Are Penny Stocks Legitimate?

by Linda Ray

    Penny stocks refer to shares sold in small, oftentimes obscure businesses. For the most part, penny stocks trade at under $5 and represent start-up companies that are trying to get off the ground. Penny stocks come in a variety of forms. Some are real businesses that will explode into the mainstream, some are real companies that will fail and some are pure scams. Extensive research that leads to an understanding of the possible risks is crucial before investing in penny stocks.

    Most penny stocks are not traded on major exchanges. Since penny stocks tend to operate below the midstream, buying and selling them can be difficult and might require an experienced broker. There is much less of a guarantee of finding a buyer or seller at will for shares in penny stocks because the market is smaller. Penny stocks are less liquid than the bigger, better known stocks that are traded on major exchanges.

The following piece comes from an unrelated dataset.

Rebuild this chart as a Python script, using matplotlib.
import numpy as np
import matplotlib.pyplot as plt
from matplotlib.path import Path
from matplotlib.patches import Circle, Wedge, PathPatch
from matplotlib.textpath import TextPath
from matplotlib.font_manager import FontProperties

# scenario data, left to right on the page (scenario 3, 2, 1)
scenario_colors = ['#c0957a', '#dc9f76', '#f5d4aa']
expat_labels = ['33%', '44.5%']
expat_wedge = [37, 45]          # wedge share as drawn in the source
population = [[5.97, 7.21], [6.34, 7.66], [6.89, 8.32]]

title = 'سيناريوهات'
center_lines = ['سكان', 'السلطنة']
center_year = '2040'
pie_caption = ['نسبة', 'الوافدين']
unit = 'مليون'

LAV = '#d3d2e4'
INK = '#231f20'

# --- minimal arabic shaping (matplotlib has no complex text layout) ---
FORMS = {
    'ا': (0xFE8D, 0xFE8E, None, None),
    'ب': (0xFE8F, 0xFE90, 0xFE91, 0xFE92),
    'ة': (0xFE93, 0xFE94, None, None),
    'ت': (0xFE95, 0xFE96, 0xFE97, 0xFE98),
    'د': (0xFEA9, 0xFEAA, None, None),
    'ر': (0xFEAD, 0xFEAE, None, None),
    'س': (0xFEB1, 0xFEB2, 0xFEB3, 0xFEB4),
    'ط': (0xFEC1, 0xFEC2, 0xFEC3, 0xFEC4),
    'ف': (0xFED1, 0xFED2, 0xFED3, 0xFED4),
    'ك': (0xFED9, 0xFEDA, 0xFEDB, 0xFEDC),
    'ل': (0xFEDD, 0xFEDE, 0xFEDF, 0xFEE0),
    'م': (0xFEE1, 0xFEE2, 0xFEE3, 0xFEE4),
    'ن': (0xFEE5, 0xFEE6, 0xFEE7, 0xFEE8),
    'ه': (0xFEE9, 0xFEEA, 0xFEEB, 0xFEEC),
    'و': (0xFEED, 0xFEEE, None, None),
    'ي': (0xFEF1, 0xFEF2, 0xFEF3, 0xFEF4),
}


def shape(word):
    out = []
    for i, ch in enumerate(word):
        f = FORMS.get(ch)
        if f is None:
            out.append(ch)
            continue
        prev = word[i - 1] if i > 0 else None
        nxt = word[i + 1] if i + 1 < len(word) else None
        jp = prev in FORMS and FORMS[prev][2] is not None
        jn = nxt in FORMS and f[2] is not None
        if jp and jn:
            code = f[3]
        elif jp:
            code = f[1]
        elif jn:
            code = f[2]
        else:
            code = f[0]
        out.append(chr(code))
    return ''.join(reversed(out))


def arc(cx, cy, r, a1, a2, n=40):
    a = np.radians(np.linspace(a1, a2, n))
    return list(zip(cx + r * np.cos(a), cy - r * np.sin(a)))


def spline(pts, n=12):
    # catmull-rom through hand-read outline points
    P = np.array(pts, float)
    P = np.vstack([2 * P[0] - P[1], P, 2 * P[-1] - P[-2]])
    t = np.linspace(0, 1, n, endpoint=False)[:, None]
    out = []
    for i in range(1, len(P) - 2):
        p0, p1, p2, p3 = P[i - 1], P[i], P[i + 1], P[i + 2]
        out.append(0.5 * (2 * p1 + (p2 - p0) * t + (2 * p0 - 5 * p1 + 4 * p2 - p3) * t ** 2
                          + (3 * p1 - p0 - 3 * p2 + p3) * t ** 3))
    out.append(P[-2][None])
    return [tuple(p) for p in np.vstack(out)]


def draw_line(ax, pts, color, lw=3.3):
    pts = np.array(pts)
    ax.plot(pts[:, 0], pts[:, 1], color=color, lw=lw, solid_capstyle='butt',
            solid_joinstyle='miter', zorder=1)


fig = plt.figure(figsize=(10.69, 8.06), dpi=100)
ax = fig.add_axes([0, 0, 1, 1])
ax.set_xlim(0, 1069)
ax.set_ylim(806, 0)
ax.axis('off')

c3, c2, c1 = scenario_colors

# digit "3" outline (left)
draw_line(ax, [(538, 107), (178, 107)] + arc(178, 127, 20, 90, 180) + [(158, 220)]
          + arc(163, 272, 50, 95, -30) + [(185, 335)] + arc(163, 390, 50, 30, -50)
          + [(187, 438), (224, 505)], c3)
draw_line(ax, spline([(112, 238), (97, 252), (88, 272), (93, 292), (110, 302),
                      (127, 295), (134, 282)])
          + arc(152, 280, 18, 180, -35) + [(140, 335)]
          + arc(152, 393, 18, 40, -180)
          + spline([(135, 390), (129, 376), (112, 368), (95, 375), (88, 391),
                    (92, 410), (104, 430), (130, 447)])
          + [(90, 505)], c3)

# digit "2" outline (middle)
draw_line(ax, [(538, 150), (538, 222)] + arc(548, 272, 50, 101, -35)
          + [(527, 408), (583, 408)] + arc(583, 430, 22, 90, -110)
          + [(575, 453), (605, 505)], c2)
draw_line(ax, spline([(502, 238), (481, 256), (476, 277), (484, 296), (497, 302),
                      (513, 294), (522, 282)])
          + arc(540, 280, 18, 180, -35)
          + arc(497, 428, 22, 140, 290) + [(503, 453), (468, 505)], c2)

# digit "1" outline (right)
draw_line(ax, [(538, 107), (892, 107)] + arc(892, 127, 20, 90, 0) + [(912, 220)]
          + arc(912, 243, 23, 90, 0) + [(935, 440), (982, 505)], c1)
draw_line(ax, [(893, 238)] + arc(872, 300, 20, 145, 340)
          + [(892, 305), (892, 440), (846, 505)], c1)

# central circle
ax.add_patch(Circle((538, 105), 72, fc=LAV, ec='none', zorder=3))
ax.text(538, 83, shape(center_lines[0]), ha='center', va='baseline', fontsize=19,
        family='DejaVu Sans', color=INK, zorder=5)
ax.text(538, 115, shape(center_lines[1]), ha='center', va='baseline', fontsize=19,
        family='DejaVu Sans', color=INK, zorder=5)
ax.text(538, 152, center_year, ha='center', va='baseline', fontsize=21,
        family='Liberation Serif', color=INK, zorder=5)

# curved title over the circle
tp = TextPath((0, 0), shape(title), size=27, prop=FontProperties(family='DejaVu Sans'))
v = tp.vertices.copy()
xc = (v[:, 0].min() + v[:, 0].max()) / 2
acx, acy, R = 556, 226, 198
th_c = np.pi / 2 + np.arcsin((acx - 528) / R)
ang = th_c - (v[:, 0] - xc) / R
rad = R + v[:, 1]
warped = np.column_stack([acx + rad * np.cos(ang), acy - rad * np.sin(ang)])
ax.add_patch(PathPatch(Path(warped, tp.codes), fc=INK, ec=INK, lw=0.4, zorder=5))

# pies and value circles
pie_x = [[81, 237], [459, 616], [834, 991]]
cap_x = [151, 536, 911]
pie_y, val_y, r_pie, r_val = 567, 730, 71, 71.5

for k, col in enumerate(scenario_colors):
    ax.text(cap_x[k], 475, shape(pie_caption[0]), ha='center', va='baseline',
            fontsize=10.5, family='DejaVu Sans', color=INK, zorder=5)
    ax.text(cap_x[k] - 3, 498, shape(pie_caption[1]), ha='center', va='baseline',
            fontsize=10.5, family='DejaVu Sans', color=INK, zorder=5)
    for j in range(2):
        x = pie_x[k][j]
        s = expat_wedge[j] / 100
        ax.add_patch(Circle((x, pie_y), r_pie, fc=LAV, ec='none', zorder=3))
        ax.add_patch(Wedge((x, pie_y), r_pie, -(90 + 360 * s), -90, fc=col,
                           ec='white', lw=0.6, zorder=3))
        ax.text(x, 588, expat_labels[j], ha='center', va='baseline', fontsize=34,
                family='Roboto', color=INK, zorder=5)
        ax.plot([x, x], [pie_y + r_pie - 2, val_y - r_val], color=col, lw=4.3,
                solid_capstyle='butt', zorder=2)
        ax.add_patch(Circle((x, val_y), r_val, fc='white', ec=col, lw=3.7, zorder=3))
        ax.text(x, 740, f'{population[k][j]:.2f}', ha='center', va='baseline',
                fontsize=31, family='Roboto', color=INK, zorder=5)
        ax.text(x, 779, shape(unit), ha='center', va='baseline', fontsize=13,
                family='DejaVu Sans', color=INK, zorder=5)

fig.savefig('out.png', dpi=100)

    The simple fact is that most penny stocks fail or don't make any substantial headway. Even penny stocks that represent perfectly legitimate businesses with sound operating models can easily flop. If you are going to invest in penny stocks, be prepared for the very real possibility of losing your whole initial investment. Of course, this is possible for any investment, but it's much easier for a stock to drop from $2 to no value than from $100 to no value.

    On the other side of the coin, it's a lot easier for a stock to double in value from $2 to $4, than to double from $200 to $400. Penny stocks represent the very real chance of enormous gains that are literally unthinkable for mainstream stock traded on major exchanges. Many major companies start as small cap companies offering penny stocks to raise revenues. If research shows a good business model that you believe in, there is a good possibility for substantial earnings.

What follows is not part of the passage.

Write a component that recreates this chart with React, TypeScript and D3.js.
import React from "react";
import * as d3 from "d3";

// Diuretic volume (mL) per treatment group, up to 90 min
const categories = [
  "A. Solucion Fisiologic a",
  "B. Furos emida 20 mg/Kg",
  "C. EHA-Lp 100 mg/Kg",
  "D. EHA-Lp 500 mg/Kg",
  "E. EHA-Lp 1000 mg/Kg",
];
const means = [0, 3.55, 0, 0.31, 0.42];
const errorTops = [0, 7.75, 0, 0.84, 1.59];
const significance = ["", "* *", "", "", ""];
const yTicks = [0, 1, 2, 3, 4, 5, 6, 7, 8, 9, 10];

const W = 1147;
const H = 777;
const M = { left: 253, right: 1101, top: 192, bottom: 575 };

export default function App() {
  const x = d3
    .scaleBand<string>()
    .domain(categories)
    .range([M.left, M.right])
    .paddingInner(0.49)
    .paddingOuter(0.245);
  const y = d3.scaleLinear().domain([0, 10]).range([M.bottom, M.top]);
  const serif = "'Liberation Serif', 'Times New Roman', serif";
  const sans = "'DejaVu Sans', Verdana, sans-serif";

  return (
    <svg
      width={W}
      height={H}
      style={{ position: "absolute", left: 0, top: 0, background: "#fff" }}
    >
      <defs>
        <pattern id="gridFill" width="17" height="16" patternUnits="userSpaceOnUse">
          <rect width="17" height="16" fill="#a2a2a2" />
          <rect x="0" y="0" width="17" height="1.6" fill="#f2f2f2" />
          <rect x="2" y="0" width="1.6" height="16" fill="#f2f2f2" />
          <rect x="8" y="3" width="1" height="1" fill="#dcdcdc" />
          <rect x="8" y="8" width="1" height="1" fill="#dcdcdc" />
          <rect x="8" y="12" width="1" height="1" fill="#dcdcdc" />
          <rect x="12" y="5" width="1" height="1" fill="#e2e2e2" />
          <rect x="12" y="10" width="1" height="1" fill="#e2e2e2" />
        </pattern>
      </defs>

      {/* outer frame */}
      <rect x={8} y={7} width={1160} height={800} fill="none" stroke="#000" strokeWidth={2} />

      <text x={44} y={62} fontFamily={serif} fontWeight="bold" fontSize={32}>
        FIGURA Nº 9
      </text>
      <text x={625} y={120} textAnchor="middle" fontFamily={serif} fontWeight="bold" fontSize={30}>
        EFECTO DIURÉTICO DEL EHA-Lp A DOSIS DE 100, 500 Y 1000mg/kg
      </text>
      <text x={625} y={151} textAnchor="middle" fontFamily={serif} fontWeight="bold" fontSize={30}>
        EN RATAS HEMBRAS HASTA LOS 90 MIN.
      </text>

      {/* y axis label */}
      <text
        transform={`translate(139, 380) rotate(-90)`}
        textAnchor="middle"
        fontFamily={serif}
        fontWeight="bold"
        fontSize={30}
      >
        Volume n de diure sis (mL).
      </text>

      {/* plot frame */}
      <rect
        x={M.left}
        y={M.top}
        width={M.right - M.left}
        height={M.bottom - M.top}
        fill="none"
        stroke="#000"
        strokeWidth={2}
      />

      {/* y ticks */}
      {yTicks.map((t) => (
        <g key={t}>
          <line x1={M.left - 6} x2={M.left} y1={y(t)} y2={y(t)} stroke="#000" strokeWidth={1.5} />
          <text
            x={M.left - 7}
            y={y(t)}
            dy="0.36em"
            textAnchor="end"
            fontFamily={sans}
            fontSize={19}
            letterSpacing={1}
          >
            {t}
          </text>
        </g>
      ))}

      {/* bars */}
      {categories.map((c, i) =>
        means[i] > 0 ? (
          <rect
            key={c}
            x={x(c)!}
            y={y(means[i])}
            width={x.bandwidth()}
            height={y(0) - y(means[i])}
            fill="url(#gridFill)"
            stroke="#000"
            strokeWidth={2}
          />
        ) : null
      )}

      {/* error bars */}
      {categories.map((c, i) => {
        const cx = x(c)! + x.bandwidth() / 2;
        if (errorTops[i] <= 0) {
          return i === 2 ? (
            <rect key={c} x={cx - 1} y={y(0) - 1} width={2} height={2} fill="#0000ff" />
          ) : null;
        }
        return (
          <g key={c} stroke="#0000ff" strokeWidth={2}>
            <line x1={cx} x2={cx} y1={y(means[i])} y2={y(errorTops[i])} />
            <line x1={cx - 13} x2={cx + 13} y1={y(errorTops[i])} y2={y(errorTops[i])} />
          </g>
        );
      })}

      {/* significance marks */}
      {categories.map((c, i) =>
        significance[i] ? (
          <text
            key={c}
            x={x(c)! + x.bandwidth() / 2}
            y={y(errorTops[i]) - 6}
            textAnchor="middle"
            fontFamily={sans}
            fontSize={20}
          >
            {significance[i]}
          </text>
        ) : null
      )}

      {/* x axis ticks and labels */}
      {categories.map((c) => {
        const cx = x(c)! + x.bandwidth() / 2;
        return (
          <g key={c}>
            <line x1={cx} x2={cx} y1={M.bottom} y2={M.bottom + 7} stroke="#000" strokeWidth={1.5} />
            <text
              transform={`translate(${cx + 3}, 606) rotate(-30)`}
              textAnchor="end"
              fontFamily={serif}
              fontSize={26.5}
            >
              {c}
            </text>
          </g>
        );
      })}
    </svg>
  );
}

    Penny stocks present good opportunities for "scammers" and manipulators and the Internet has only made this more of a possibility. The most common scam is called a "pump and dump," in which a broker who holds substantial shares of the stock hypes up the stock to investors through faulty information, only to sell off all his shares once demand has driven up the price. Good research should be able to guard against this type of scam.

    As with any investment, the more research you do, the better. Since penny stocks are a favorite arena for scams, some extra homework might be in order. A good first step is to look up the company or contact them directly to verify that they are a real business and to check into what they do. Look up the information that the company has filed with the SEC. The SEC will also provide a statement from independent auditors, which will include their credentials and how they reached their conclusions.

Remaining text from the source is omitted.